# Always feeling kind of dizzy/light-headed



## Jayden (Feb 9, 2011)

Sorry for the question guys, this may not be DP/DR related but it's something that's been bothering me.

I often feel dizzy/light-headed around noon for some reason. I don't know if it's because of low/high blood pressure, dehydration etc.

Being the anxious person I am I start thinking about brain tumors etc.

Just wondering if anyone else has an issue with this and could possibly help me out.


----------



## Sam- (Oct 9, 2012)

I've had this issue for a while now as well. I'm guessing it's eaither allergies or part of my anxiety disorder.
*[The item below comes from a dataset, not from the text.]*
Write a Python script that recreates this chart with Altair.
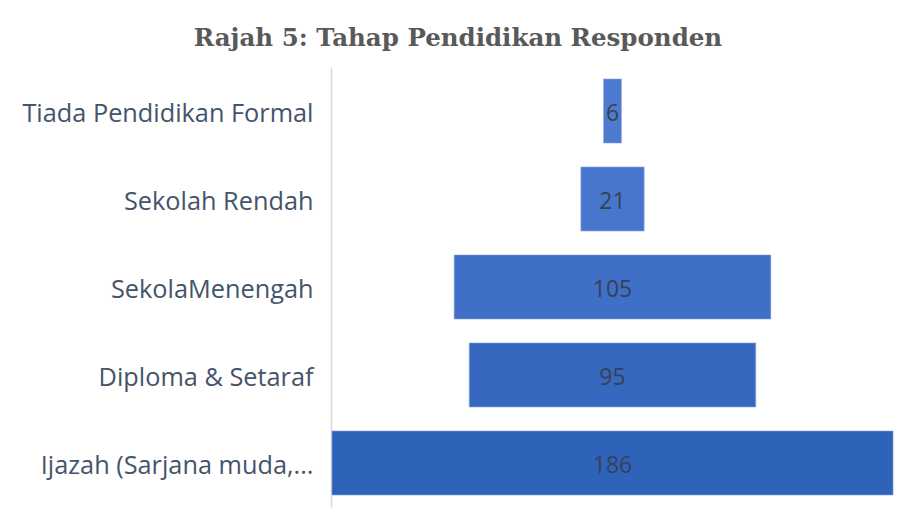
import altair as alt
import pandas as pd

categories = ["Tiada Pendidikan Formal", "Sekolah Rendah", "SekolaMenengah",
              "Diploma & Setaraf", "Ijazah (Sarjana muda,..."]
values = [6, 21, 105, 95, 186]
bar_colors = ["#4e7bd0", "#4876cc", "#3f6fc6", "#3668c0", "#2f62b9"]

df = pd.DataFrame({"cat": categories, "val": values})

base = alt.Chart(df).transform_calculate(
    lo="-datum.val/2", hi="datum.val/2", mid="0"
)

y_enc = alt.Y("cat:N", sort=categories, title=None,
              scale=alt.Scale(paddingInner=0.27, paddingOuter=0.135),
              axis=alt.Axis(domain=True, domainColor="#d9d9d9", domainWidth=1.5,
                            ticks=False, labelFont="Open Sans", labelFontSize=25.3,
                            labelColor="#44546a", labelPadding=18, labelLimit=400,
                            labelOffset=3))

bars = base.mark_bar(stroke="#9db4e4", strokeWidth=1, strokeOpacity=0.6).encode(
    x=alt.X("lo:Q", scale=alt.Scale(domain=[-93.3, 93.3]), axis=None),
    x2="hi:Q",
    y=y_enc,
    color=alt.Color("cat:N", sort=categories,
                    scale=alt.Scale(domain=categories, range=bar_colors), legend=None),
)

labels = base.mark_text(font="Open Sans", fontSize=23, color="#354254", dy=3).encode(
    x=alt.X("mid:Q", scale=alt.Scale(domain=[-93.3, 93.3]), axis=None),
    y=alt.Y("cat:N", sort=categories),
    text="val:Q",
)

chart = (bars + labels).properties(
    width=563, height=440,
    autosize="none",
    padding={"left": 323, "top": 59, "right": 2, "bottom": 7},
    title=alt.Title("Rajah 5: Tahap Pendidikan Responden", font="DejaVu Serif",
                    fontSize=24.5, fontWeight="bold", color="#595959",
                    anchor="middle", frame="bounds", offset=16),
).configure_view(stroke=None)

chart.save("out.html", embed_options={"renderer": "svg", "actions": False})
Either way, I've never looked too much into it.

Went to th ER once over it and they just said it was chronic vertigo.
Now sure if this calms you down or makes you feel any better.


----------



## kate_edwin (Aug 9, 2009)

Well....try drinking more, try eating some of carbohydrate to see if it's blood sugar, I think anxiety would be less liekly if it happens the same time every day, although I suppose there could be some kind of trigger in your environment that happens at the same rime every day


----------



## Jayden (Feb 9, 2011)

I appreciate the feedback guys thanks


----------



## EnigmaticExistence (Oct 6, 2012)

Hi jayd...i also have the same anxiousness as you do..for days now, i keep thinking i have brain tumor because i've been feeling dizzy myself..I think we both are fine. If it was a brain tumor, you would have a hard time walking; you would be bumping into walls and stuff, so don't worry too much. You should try not to search up about brain tumors too because it might intensify your anxiety even more. If you are still anxious, you should go see a doctor to end your worry. Other than that, I think you are fine. Stay positive.


----------